The storage mistake causes the most long-term frustration because the damage is invisible. Runtime quietly declines over months without any single obvious failure event. By the time you notice the warmer only runs 3 hours instead of 7, the degradation is already permanent.

Your Situation, Your Pick

Your hands go numb every winter — which one?

The hand warmer, without hesitation. The neck fan does nothing useful below 60°F. Two rechargeable warmers for $24.99 means both hands stay functional during a full day of hunting, ice fishing, winter hiking, or cold-weather sports. For hunters specifically, the completely silent operation is a real operational advantage over HotHands chemical packets, which crinkle in pockets at exactly the wrong moments. The power bank backup protects a dying phone on backcountry trips where GPS apps and communication matter.

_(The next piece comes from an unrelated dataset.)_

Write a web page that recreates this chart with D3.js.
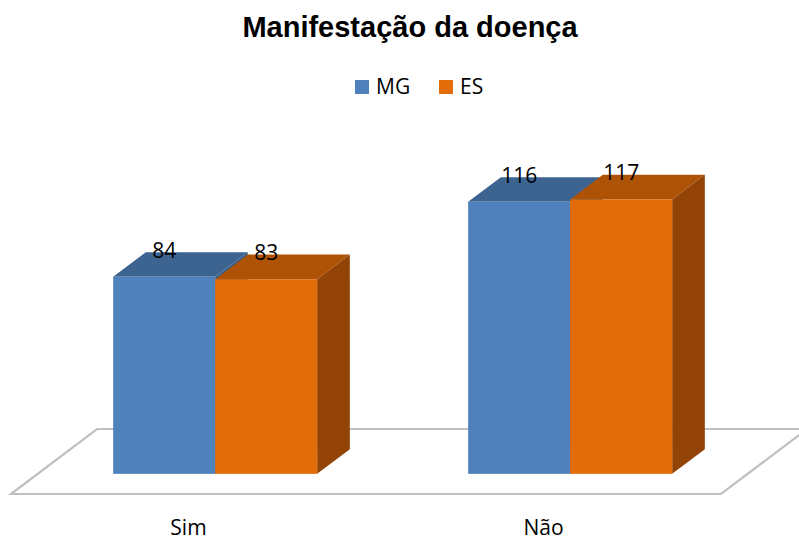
<!DOCTYPE html>
<html>
<head>
<meta charset="utf-8">
<script src="https://cdn.jsdelivr.net/npm/d3@7"></script>
<style>
  body { margin: 0; background: #fff; }
</style>
</head>
<body>
<div id="graph"></div>
<script>
/*global d3 */

var titre = "Manifestação da doença";
var categories = ["Sim", "Não"];
var series = ["MG", "ES"];
var valeurs_MG = [84, 116];
var valeurs_ES = [83, 117];

function dessinBarres3D() {
    "use strict";
    var width = 799,
        height = 538,
        floorFront = 494,           // bord avant du sol
        depth = {x: 86, y: -65},    // profondeur du sol
        zAvant = 0.31, zArriere = 0.69,

        couleurs = {
            MG: {face: "#4f81bd", dessus: "#3d6491", cote: "#375f8e"},
            ES: {face: "#e36c0a", dessus: "#ae5306", cote: "#924305"}
        },

        donnees = categories.map(function (c, i) {
            return {cat: c, valeurs: [
                {serie: "MG", v: valeurs_MG[i]},
                {serie: "ES", v: valeurs_ES[i]}
            ]};
        }),

        svg = d3.select("#graph")
            .append("svg")
                .attr("width", width)
                .attr("height", height),

        x0 = d3.scaleBand()
            .domain(categories)
            .range([11, 721])
            .padding(0),

        x1 = d3.scaleBand()
            .domain(series)
            .range([0, 204]),

        y = d3.scaleLinear()
            .domain([0, 140])
            .range([0, 328.3]),

        baseY = floorFront + depth.y * zAvant,
        dxBar = depth.x * (zArriere - zAvant),
        dyBar = depth.y * (zArriere - zAvant);

    // titre
    svg.append("text")
        .attr("x", 410)
        .attr("y", 37)
        .style("text-anchor", "middle")
        .style("font-family", "Liberation Sans, Arial, sans-serif")
        .style("font-weight", "bold")
        .style("font-size", "29px")
        .text(titre);

    // légende
    var leg = svg.selectAll(".legende")
        .data(series)
        .enter()
        .append("g")
        .attr("transform", function (d, i) { return "translate(" + [355, 439][i] + ",80)"; });
    leg.append("rect")
        .attr("width", 14)
        .attr("height", 14)
        .style("fill", function (d) { return couleurs[d].face; });
    leg.append("text")
        .attr("x", 21)
        .attr("y", 14)
        .style("font-family", "Open Sans, sans-serif")
        .style("font-size", "21px")
        .text(function (d) { return d; });

    // sol
    svg.append("path")
        .attr("d", "M" + x0.range()[0] + "," + floorFront +
            "L" + x0.range()[1] + "," + floorFront +
            "L" + (x0.range()[1] + depth.x) + "," + (floorFront + depth.y) +
            "L" + (x0.range()[0] + depth.x) + "," + (floorFront + depth.y) + "Z")
        .style("fill", "#fff")
        .style("stroke", "#c0c0c0")
        .style("stroke-width", 2.2);

    // barres
    var groupe = svg.selectAll(".groupe")
        .data(donnees)
        .enter()
        .append("g")
        .attr("transform", function (d) {
            var debut = x0(d.cat) + (x0.bandwidth() - 204) / 2 + depth.x * zAvant;
            return "translate(" + debut + "," + baseY + ")";
        });

    var barre = groupe.selectAll(".barre")
        .data(function (d) { return d.valeurs; })
        .enter()
        .append("g");

    // dessus
    barre.append("path")
        .attr("d", function (d) {
            var a = x1(d.serie), b = a + x1.bandwidth(), h = -y(d.v);
            return "M" + a + "," + h + "L" + b + "," + h +
                "L" + (b + dxBar) + "," + (h + dyBar) +
                "L" + (a + dxBar) + "," + (h + dyBar) + "Z";
        })
        .style("fill", function (d) { return couleurs[d.serie].dessus; });
    // côté
    barre.append("path")
        .attr("d", function (d) {
            var b = x1(d.serie) + x1.bandwidth(), h = -y(d.v);
            return "M" + b + ",0L" + b + "," + h +
                "L" + (b + dxBar) + "," + (h + dyBar) +
                "L" + (b + dxBar) + "," + dyBar + "Z";
        })
        .style("fill", function (d) { return couleurs[d.serie].cote; });
    // face
    barre.append("rect")
        .attr("x", function (d) { return x1(d.serie); })
        .attr("y", function (d) { return -y(d.v); })
        .attr("width", x1.bandwidth())
        .attr("height", function (d) { return y(d.v); })
        .style("fill", function (d) { return couleurs[d.serie].face; });

    // étiquettes de valeur
    barre.append("text")
        .attr("x", function (d) { return x1(d.serie) + x1.bandwidth() / 2; })
        .attr("y", function (d) { return -y(d.v) - 19; })
        .style("text-anchor", "middle")
        .style("font-family", "Open Sans, sans-serif")
        .style("font-size", "21px")
        .text(function (d) { return d.v; });

    // catégories
    svg.selectAll(".categorie")
        .data(categories)
        .enter()
        .append("text")
        .attr("x", function (d) { return x0(d) + x0.bandwidth() / 2; })
        .attr("y", 535)
        .style("text-anchor", "middle")
        .style("font-family", "Open Sans, sans-serif")
        .style("font-size", "21px")
        .text(function (d) { return d; });
}

dessinBarres3D();
</script>
</body>
</html>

The Zippo HeatBank 9s is the premium alternative at around $50 — stainless steel construction, more consistent heat regulation, better long-term durability — but it’s a single unit at twice the price. For most recreational users who aren’t subjecting these to daily professional abuse, the budget 2-pack is the smarter starting point. Buy the two-pack hand warmer set, run a full charge cycle before your first outing, and upgrade to Zippo or Ocoopa if you decide after a season that you need better build quality.

You work outdoors in summer heat — which one?

The neck fan wins here clearly. Six speeds, brushless motor longevity, 40-hour low-speed runtime, and the flexibility to clip to a waist belt or wear around the neck make it a practical tool for extended outdoor work in heat. At $22.99, it undercuts most comparable JISULIFE and Torras wearable fans by $10–15 for the same feature set. One physical caveat: neck-worn position becomes irritating if your job involves frequent bending. Default to the waist-clip configuration for hands-on outdoor labor.

You want something useful across all seasons

Neither device solves temperature discomfort year-round. Be honest with yourself about that. But if you’re forced to choose one for maximum all-season utility, the hand warmer edges ahead — its USB power bank function gives it genuine off-season value from May through September. A neck fan in January has exactly one outcome: sitting in storage. The hand warmer at least charges your phone in summer, which is a real use case at concerts, festivals, camping trips, or any situation away from an outlet.

The single most important thing to take away: match the device to your climate and activity pattern — both products are fairly priced, and the only wrong choice is buying the one that doesn’t solve the problem you actually have.